* **Objective**: Output each line of the material exactly as it stands.

─── Extracted entries ───

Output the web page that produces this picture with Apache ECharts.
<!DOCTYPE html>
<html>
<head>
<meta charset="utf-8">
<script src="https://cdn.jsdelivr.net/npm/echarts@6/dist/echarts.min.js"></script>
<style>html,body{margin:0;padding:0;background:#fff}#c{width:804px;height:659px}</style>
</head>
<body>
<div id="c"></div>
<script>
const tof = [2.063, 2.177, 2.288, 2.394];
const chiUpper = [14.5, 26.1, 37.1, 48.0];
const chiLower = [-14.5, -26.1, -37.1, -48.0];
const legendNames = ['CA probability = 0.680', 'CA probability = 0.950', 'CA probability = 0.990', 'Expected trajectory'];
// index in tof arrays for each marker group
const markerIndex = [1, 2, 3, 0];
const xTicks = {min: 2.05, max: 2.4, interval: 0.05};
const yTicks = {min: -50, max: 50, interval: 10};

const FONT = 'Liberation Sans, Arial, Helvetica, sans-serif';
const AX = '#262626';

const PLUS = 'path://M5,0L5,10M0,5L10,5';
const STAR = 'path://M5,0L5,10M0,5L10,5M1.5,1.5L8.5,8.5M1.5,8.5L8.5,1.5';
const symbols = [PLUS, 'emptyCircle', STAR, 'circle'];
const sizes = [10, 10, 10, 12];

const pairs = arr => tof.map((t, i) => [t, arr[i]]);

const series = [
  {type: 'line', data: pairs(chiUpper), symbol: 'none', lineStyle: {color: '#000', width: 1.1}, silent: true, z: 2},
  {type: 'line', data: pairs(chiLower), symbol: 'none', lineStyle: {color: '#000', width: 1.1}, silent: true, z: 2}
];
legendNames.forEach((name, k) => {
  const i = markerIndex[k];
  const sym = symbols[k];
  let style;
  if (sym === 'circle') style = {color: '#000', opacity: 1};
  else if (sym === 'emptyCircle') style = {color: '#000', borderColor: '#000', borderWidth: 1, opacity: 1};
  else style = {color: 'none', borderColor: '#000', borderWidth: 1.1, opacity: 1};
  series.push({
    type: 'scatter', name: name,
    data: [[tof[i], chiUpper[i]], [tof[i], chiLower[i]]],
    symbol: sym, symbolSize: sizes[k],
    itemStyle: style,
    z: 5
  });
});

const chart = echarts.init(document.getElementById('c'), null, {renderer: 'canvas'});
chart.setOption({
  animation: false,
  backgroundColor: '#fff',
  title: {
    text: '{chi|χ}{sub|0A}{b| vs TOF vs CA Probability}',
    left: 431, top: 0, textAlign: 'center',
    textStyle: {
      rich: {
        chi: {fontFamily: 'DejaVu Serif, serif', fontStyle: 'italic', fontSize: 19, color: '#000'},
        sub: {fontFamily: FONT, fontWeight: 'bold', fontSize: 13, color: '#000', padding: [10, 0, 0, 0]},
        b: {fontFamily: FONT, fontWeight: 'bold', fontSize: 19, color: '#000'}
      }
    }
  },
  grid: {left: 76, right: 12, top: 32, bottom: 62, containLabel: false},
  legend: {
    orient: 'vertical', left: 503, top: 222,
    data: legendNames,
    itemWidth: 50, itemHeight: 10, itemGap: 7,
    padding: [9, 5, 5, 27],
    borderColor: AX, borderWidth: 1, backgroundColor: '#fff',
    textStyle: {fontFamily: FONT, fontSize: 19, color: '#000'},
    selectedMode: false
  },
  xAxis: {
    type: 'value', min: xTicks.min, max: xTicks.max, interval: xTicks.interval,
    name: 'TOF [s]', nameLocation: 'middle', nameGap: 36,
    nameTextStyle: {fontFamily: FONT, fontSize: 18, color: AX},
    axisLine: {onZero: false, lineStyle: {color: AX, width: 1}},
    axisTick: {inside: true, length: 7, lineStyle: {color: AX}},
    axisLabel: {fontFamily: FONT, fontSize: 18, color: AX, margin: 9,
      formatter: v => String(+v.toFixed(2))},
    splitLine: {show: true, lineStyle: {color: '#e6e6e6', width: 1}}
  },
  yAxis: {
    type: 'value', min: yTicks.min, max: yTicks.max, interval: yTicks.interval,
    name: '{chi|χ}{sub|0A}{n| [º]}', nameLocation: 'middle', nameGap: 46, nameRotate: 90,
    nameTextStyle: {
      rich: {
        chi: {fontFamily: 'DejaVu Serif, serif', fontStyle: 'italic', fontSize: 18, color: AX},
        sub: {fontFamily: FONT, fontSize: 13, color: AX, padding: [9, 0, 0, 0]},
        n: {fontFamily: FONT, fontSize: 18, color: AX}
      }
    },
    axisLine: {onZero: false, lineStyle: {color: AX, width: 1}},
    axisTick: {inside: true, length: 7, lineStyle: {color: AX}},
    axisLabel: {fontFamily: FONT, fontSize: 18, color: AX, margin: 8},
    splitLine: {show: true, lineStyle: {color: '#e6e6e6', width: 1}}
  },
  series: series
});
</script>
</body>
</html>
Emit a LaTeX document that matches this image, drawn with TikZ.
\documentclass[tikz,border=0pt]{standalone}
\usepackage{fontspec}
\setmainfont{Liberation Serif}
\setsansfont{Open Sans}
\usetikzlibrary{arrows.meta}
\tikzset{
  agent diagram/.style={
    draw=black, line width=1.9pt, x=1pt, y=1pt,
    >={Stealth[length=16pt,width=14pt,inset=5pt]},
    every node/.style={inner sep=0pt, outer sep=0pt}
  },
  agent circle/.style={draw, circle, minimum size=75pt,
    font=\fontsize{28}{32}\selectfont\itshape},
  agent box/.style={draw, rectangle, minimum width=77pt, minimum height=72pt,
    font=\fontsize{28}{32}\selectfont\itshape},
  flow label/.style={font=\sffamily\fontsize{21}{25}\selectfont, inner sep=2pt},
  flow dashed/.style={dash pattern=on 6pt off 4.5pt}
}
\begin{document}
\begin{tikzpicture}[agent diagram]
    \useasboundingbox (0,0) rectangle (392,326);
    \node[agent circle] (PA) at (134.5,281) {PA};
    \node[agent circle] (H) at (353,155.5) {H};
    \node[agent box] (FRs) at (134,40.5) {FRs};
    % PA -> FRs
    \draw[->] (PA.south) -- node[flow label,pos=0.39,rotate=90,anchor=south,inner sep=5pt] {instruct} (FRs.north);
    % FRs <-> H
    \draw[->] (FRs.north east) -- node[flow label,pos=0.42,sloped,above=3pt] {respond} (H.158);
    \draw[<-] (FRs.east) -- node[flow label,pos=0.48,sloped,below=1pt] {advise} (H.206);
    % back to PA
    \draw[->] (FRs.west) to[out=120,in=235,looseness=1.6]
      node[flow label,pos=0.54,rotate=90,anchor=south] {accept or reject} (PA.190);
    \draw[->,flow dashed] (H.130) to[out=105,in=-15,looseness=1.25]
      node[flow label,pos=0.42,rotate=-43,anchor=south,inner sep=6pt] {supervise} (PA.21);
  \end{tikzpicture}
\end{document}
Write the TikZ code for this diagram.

───

* **Output for this exercise**:
Output the web page that produces this picture with Apache ECharts.
<!DOCTYPE html>
<html>
<head>
<meta charset="utf-8">
<script src="https://cdn.jsdelivr.net/npm/echarts@6/dist/echarts.min.js"></script>
<style>html,body{margin:0;padding:0;background:#fff}#c{width:804px;height:659px}</style>
</head>
<body>
<div id="c"></div>
<script>
const tof = [2.063, 2.177, 2.288, 2.394];
const chiUpper = [14.5, 26.1, 37.1, 48.0];
const chiLower = [-14.5, -26.1, -37.1, -48.0];
const legendNames = ['CA probability = 0.680', 'CA probability = 0.950', 'CA probability = 0.990', 'Expected trajectory'];
// index in tof arrays for each marker group
const markerIndex = [1, 2, 3, 0];
const xTicks = {min: 2.05, max: 2.4, interval: 0.05};
const yTicks = {min: -50, max: 50, interval: 10};

const FONT = 'Liberation Sans, Arial, Helvetica, sans-serif';
const AX = '#262626';

const PLUS = 'path://M5,0L5,10M0,5L10,5';
const STAR = 'path://M5,0L5,10M0,5L10,5M1.5,1.5L8.5,8.5M1.5,8.5L8.5,1.5';
const symbols = [PLUS, 'emptyCircle', STAR, 'circle'];
const sizes = [10, 10, 10, 12];

const pairs = arr => tof.map((t, i) => [t, arr[i]]);

const series = [
  {type: 'line', data: pairs(chiUpper), symbol: 'none', lineStyle: {color: '#000', width: 1.1}, silent: true, z: 2},
  {type: 'line', data: pairs(chiLower), symbol: 'none', lineStyle: {color: '#000', width: 1.1}, silent: true, z: 2}
];
legendNames.forEach((name, k) => {
  const i = markerIndex[k];
  const sym = symbols[k];
  let style;
  if (sym === 'circle') style = {color: '#000', opacity: 1};
  else if (sym === 'emptyCircle') style = {color: '#000', borderColor: '#000', borderWidth: 1, opacity: 1};
  else style = {color: 'none', borderColor: '#000', borderWidth: 1.1, opacity: 1};
  series.push({
    type: 'scatter', name: name,
    data: [[tof[i], chiUpper[i]], [tof[i], chiLower[i]]],
    symbol: sym, symbolSize: sizes[k],
    itemStyle: style,
    z: 5
  });
});

const chart = echarts.init(document.getElementById('c'), null, {renderer: 'canvas'});
chart.setOption({
  animation: false,
  backgroundColor: '#fff',
  title: {
    text: '{chi|χ}{sub|0A}{b| vs TOF vs CA Probability}',
    left: 431, top: 0, textAlign: 'center',
    textStyle: {
      rich: {
        chi: {fontFamily: 'DejaVu Serif, serif', fontStyle: 'italic', fontSize: 19, color: '#000'},
        sub: {fontFamily: FONT, fontWeight: 'bold', fontSize: 13, color: '#000', padding: [10, 0, 0, 0]},
        b: {fontFamily: FONT, fontWeight: 'bold', fontSize: 19, color: '#000'}
      }
    }
  },
  grid: {left: 76, right: 12, top: 32, bottom: 62, containLabel: false},
  legend: {
    orient: 'vertical', left: 503, top: 222,
    data: legendNames,
    itemWidth: 50, itemHeight: 10, itemGap: 7,
    padding: [9, 5, 5, 27],
    borderColor: AX, borderWidth: 1, backgroundColor: '#fff',
    textStyle: {fontFamily: FONT, fontSize: 19, color: '#000'},
    selectedMode: false
  },
  xAxis: {
    type: 'value', min: xTicks.min, max: xTicks.max, interval: xTicks.interval,
    name: 'TOF [s]', nameLocation: 'middle', nameGap: 36,
    nameTextStyle: {fontFamily: FONT, fontSize: 18, color: AX},
    axisLine: {onZero: false, lineStyle: {color: AX, width: 1}},
    axisTick: {inside: true, length: 7, lineStyle: {color: AX}},
    axisLabel: {fontFamily: FONT, fontSize: 18, color: AX, margin: 9,
      formatter: v => String(+v.toFixed(2))},
    splitLine: {show: true, lineStyle: {color: '#e6e6e6', width: 1}}
  },
  yAxis: {
    type: 'value', min: yTicks.min, max: yTicks.max, interval: yTicks.interval,
    name: '{chi|χ}{sub|0A}{n| [º]}', nameLocation: 'middle', nameGap: 46, nameRotate: 90,
    nameTextStyle: {
      rich: {
        chi: {fontFamily: 'DejaVu Serif, serif', fontStyle: 'italic', fontSize: 18, color: AX},
        sub: {fontFamily: FONT, fontSize: 13, color: AX, padding: [9, 0, 0, 0]},
        n: {fontFamily: FONT, fontSize: 18, color: AX}
      }
    },
    axisLine: {onZero: false, lineStyle: {color: AX, width: 1}},
    axisTick: {inside: true, length: 7, lineStyle: {color: AX}},
    axisLabel: {fontFamily: FONT, fontSize: 18, color: AX, margin: 8},
    splitLine: {show: true, lineStyle: {color: '#e6e6e6', width: 1}}
  },
  series: series
});
</script>
</body>
</html>
Emit a LaTeX document that matches this image, drawn with TikZ.
\documentclass[tikz,border=0pt]{standalone}
\usepackage{fontspec}
\setmainfont{Liberation Serif}
\setsansfont{Open Sans}
\usetikzlibrary{arrows.meta}
\tikzset{
  agent diagram/.style={
    draw=black, line width=1.9pt, x=1pt, y=1pt,
    >={Stealth[length=16pt,width=14pt,inset=5pt]},
    every node/.style={inner sep=0pt, outer sep=0pt}
  },
  agent circle/.style={draw, circle, minimum size=75pt,
    font=\fontsize{28}{32}\selectfont\itshape},
  agent box/.style={draw, rectangle, minimum width=77pt, minimum height=72pt,
    font=\fontsize{28}{32}\selectfont\itshape},
  flow label/.style={font=\sffamily\fontsize{21}{25}\selectfont, inner sep=2pt},
  flow dashed/.style={dash pattern=on 6pt off 4.5pt}
}
\begin{document}
\begin{tikzpicture}[agent diagram]
    \useasboundingbox (0,0) rectangle (392,326);
    \node[agent circle] (PA) at (134.5,281) {PA};
    \node[agent circle] (H) at (353,155.5) {H};
    \node[agent box] (FRs) at (134,40.5) {FRs};
    % PA -> FRs
    \draw[->] (PA.south) -- node[flow label,pos=0.39,rotate=90,anchor=south,inner sep=5pt] {instruct} (FRs.north);
    % FRs <-> H
    \draw[->] (FRs.north east) -- node[flow label,pos=0.42,sloped,above=3pt] {respond} (H.158);
    \draw[<-] (FRs.east) -- node[flow label,pos=0.48,sloped,below=1pt] {advise} (H.206);
    % back to PA
    \draw[->] (FRs.west) to[out=120,in=235,looseness=1.6]
      node[flow label,pos=0.54,rotate=90,anchor=south] {accept or reject} (PA.190);
    \draw[->,flow dashed] (H.130) to[out=105,in=-15,looseness=1.25]
      node[flow label,pos=0.42,rotate=-43,anchor=south,inner sep=6pt] {supervise} (PA.21);
  \end{tikzpicture}
\end{document}
Write the TikZ code for this diagram.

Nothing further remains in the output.